Good lord I wouldn't drag a deer more than 200 yards. My wife's buck was about 200 yards from the road and i still almost cut it up. Dragging sucks. Go the gutless method and you will never look back. I wouldn't worry about loosing meat that time of the year if you quarter it out. As long as it is cut and hung over night you should be fine. Also if you are by yourself make sure you bring some parachute cord to help hold legs out of the way or up while you are taking it apart

Good luck on the elk I have seen a couple elk on the NS but they were no where near a that close to a road.


----------



## bowhunt3r4l1f3 (Jan 12, 2011)

The first elk I killed by myself I drug it for about 7 hours. I think I maybe got 400 yards, needless to say I just about killed myself. It was an extremely stupid idea. I was pretty young and had never killed an animal that large before (it was actually as smaller sized cow). Just quartering an elk by yourself will wear you out. If there are trees around I like to use them for extra help. I'll tie each of the legs to a tree to spread the elk open. It's so much easier if you have someone there who can help lift pieces for you while you cut. Though I know from experience you can't always have someone come along.


----------



## Huge29 (Sep 17, 2007)

Look.up gutless method on YouTube and learn that method to maintain sanity.


----------



## Yahtahay (Jul 3, 2008)

> Look.up gutless method on YouTube and learn that method to maintain sanity.


+1

Elk101.com has a great video tutorial that you can download. I used the gutless method for the first time ever about two weeks ago and it saves a buttload of time and no guts to deal with.


----------



## bowhuntinornutin (Mar 4, 2012)

YouTube Fred Eichler gutless method. He cuts up a cow elk and keeps 100% of the edible meat in less then 7 minutes. Watch it until your comfortable. There's also a book at sportsmens or cabelas that show how to gut and skin many different types of animals. Everything from birds to elk that can be taken out to the field with you. That's the same book I used to skin my first bear. I felt kind of goofy reading a step by step procedure from a book in the field.That same bear looks good hanging on my wall and the taxidermist didn't have a problem with it. You won't feel good about it until you have one under your belt. Then you'll be ask yourself what the big deal was???


----------



## hazmat (Apr 23, 2009)

i have hunted the north and south slope for quit a while now. and i agree you need to prepare for this hunt alot differant than you are. a mile away from the road is not going to get you onto many elk. look into quartering the elk out


----------



## KineKilla (Jan 28, 2011)

I have been hiking up there all summer, and I can tell you that 1 mile through THOSE forests, over all the deadfall, around the ponds, is not like any other mile I have ever hiked...and that was with just my scouting gear. There are elk all over up there, but getting one out even with horses (unless it is right by a nice trail) is going to be murder. Nonetheless, I am planning on being there to do it.

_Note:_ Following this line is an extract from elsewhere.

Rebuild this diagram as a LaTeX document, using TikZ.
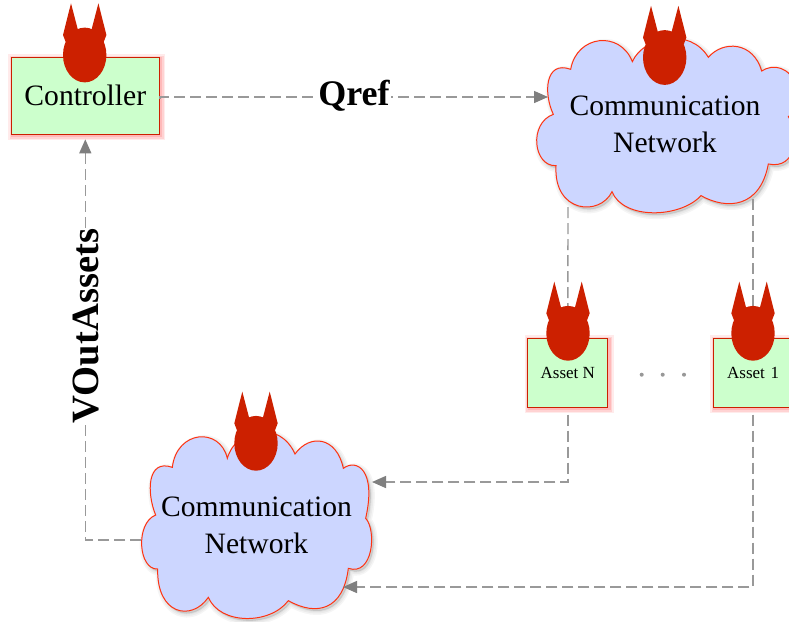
\documentclass[tikz,border=0pt]{standalone}
\usepackage{fontspec}
\setmainfont{Liberation Serif}
\usetikzlibrary{arrows.meta}
\definecolor{devilred}{HTML}{CC2000}
\definecolor{boxgreen}{HTML}{CCFFCC}
\definecolor{cloudblue}{HTML}{CCD6FF}
\definecolor{cloudline}{HTML}{FF3311}
\definecolor{linegray}{HTML}{999999}
\definecolor{tipgray}{HTML}{7F7F7F}
\newcommand\cloudApath{(337,185) .. controls (370,110) and (510,80) .. (565,172) .. controls (610,120) and (700,125) .. (725,213) .. controls (760,190) and (810,200) .. (830,260) .. controls (835,300) and (830,330) .. (805,350) .. controls (840,400) and (830,510) .. (745,492) .. controls (720,625) and (620,630) .. (543,587) .. controls (480,655) and (310,660) .. (276,575) .. controls (240,650) and (100,640) .. (108,497) .. controls (40,500) and (25,370) .. (100,343) .. controls (70,280) and (75,180) .. (152,208) .. controls (170,105) and (300,90) .. (337,185) -- cycle}
\newcommand\cloudBpath{(322,235) .. controls (350,140) and (480,120) .. (525,222) .. controls (570,160) and (650,170) .. (670,265) .. controls (710,235) and (770,270) .. (737,415) .. controls (770,450) and (760,590) .. (685,565) .. controls (670,690) and (590,710) .. (505,662) .. controls (450,735) and (300,735) .. (265,652) .. controls (215,725) and (110,705) .. (113,567) .. controls (55,570) and (45,430) .. (107,405) .. controls (80,340) and (80,235) .. (157,262) .. controls (170,150) and (300,140) .. (322,235) -- cycle}
\tikzset{
  x=1pt,y=-1pt,
  assetbox/.style={draw=devilred,line width=1pt,fill=boxgreen,inner sep=0pt,
    preaction={draw=red,draw opacity=.08,line width=9pt,transform canvas={shift={(1.5pt,-1.5pt)}}},
    preaction={draw=red,draw opacity=.10,line width=6pt,transform canvas={shift={(1.5pt,-1.5pt)}}},
    preaction={draw=red,draw opacity=.12,line width=3pt,transform canvas={shift={(1.5pt,-1.5pt)}}}},
  link/.style={draw=linegray,line width=1.4pt,dash pattern=on 11pt off 5pt},
  arrowlink/.style={link,-{Triangle[length=14pt,width=12pt,color=tipgray]}},
  biglabel/.style={font=\fontsize{29.6}{36}\selectfont,anchor=base,inner sep=0pt},
  smalllabel/.style={font=\fontsize{17}{20}\selectfont},
  boldlabel/.style={font=\fontsize{36}{40}\selectfont\bfseries,fill=white,inner xsep=1pt,inner ysep=3pt},
  devil/.pic={
    \fill[devilred] (0,0) ellipse [x radius=21.7pt,y radius=27.4pt];
    \fill[devilred] (-7,-26) -- (-13.7,-51.7) -- (-21.7,-20) -- (-19,-13) -- (0,-10) -- (19,-13) -- (21.7,-20) -- (13.7,-51.7) -- (7,-26) -- cycle;
  },
  zoomA/.style={shift={(520,0)},x=.33333pt,y=-.33333pt},
  zoomB/.style={shift={(120,380)},x=.33333pt,y=-.33333pt},
}
\begin{document}
\begin{tikzpicture}
\path[use as bounding box,clip] (0,0) rectangle (789,621);
\fill[white] (0,0) rectangle (789,621);

% clouds
\begin{scope}[zoomA]
  \foreach \w in {8,5,2}{\draw[black,draw opacity=.04,line width=\w pt,fill=black,fill opacity=.04,shift={(6,7)}] \cloudApath;}
  \draw[cloudline,line width=1pt,fill=cloudblue] \cloudApath;
\end{scope}
\begin{scope}[zoomB]
  \foreach \w in {8,5,2}{\draw[black,draw opacity=.04,line width=\w pt,fill=black,fill opacity=.04,shift={(6,7)}] \cloudBpath;}
  \draw[cloudline,line width=1pt,fill=cloudblue] \cloudBpath;
\end{scope}

% boxes
\node[assetbox,minimum width=148pt,minimum height=77.3pt,font=\fontsize{29.6}{36}\selectfont] (ctrl) at (85.3,95.7) {\raisebox{-1pt}{Controller}};
\node[assetbox,minimum width=79.7pt,minimum height=68.7pt,smalllabel] (assetN) at (567.8,372.7) {Asset N};
\node[assetbox,minimum width=79.7pt,minimum height=68.7pt,smalllabel,text width=79.7pt,align=center] (assetO) at (753.1,372.7) {Asset 1};

% cloud texts
\node[biglabel] (netAa) at (665,115.7) {Communication};
\node[biglabel] (netAb) at (665,152.7) {Network};
\node[biglabel] (netBa) at (256.5,516.7) {Communication};
\node[biglabel] (netBb) at (256.5,553.3) {Network};

% connector end points on the clouds
\coordinate (cloudAin) at (548,97);
\coordinate (cloudAleft) at (568,207);
\coordinate (cloudAright) at (753,199);
\coordinate (cloudBout) at (141,540);
\coordinate (cloudBinN) at (372,482);
\coordinate (cloudBinO) at (343,587);

% connectors
\draw[arrowlink,shorten <=3pt] (ctrl.east) -- (ctrl.east |- cloudAin) -- (cloudAin);
\draw[arrowlink,shorten >=4.5pt] (cloudBout) -- (ctrl.south |- cloudBout) -- (ctrl.south);
\draw[link] (cloudAleft) -- (assetN.north);
\draw[link] (cloudAright) -- (cloudAright |- assetO.north);
\draw[arrowlink,shorten <=7pt] (assetN.south) -- (assetN.south |- cloudBinN) -- (cloudBinN);
\draw[arrowlink,shorten <=7pt] (cloudAright |- assetO.south) -- (cloudAright |- cloudBinO) -- (cloudBinO);

% labels
\node[boldlabel] (qref) at (354,96) {Qref};
\node[boldlabel,rotate=90,font=\fontsize{38.6}{42}\selectfont\bfseries] (vout) at (86,326) {VOutAssets};

% ellipsis
\foreach \px/\nm in {641.7/a,662.7/b,684/c}{\fill[tipgray!80] (\px,374.7) circle [radius=2pt];}

% devils
\pic (devC) at (84.7,55) {devil};
\pic (devA) at (664.7,57.5) {devil};
\pic (devN) at (568,333.3) {devil};
\pic (devO) at (753,333.3) {devil};
\pic (devB) at (256,443.3) {devil};
\end{tikzpicture}
\end{document}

I found plenty of elk sign SW of Stateline Dam, and also S,SE of Hoop Lake...just get out there, away from the crowds and hope for the best. Happy Hunting.


----------



## twinkielk15 (Jan 17, 2011)

I'll second the Fred Echler video. Mind-blowing when he pulls the tenderloins.


----------



## fixed blade XC-3 (Sep 11, 2007)

Don't listen to these guys. For some reason they think you need to hike 10 miles a day to shoot an elk. I have shot 2 elk in the last 3 years less than .5 of a mile from the road. They are correct on the "gutless method" however.


----------



## JuddCT (Sep 7, 2007)

fixed blade XC-3 said:


> Don't listen to these guys. For some reason they think you need to hike 10 miles a day to shoot an elk. I have shot 2 elk in the last 3 years less than .5 of a mile from the road. They are correct on the "gutless method" however.


+1

The elk we have shot up there have been within 1 mile. It took some time to figure it out, but they are there.


----------



## goldnugget (Sep 4, 2012)

Thanks for all the feedback as i've never shot an elk or a mule deer for that matter as i'm used to whitetail. I will definately look up the gutless method and probably watch the video a 100 times. Thanks again for all the feedback and good luck to everybody. ps. I figured you would have to hike in further than a mile, but it's not worth wasting meat to me if I can't get it out, which is why i would like to stay about a mile from the road especially this being my first time. Thanks and good luck to everyone. Gold


----------



## colorcountrygunner (Oct 6, 2009)

If I were you I'd start looking around for a partner. You will be able to hunt a lot harder and a lot safer and increase your chances of success doing it this way rather than going it alone.


----------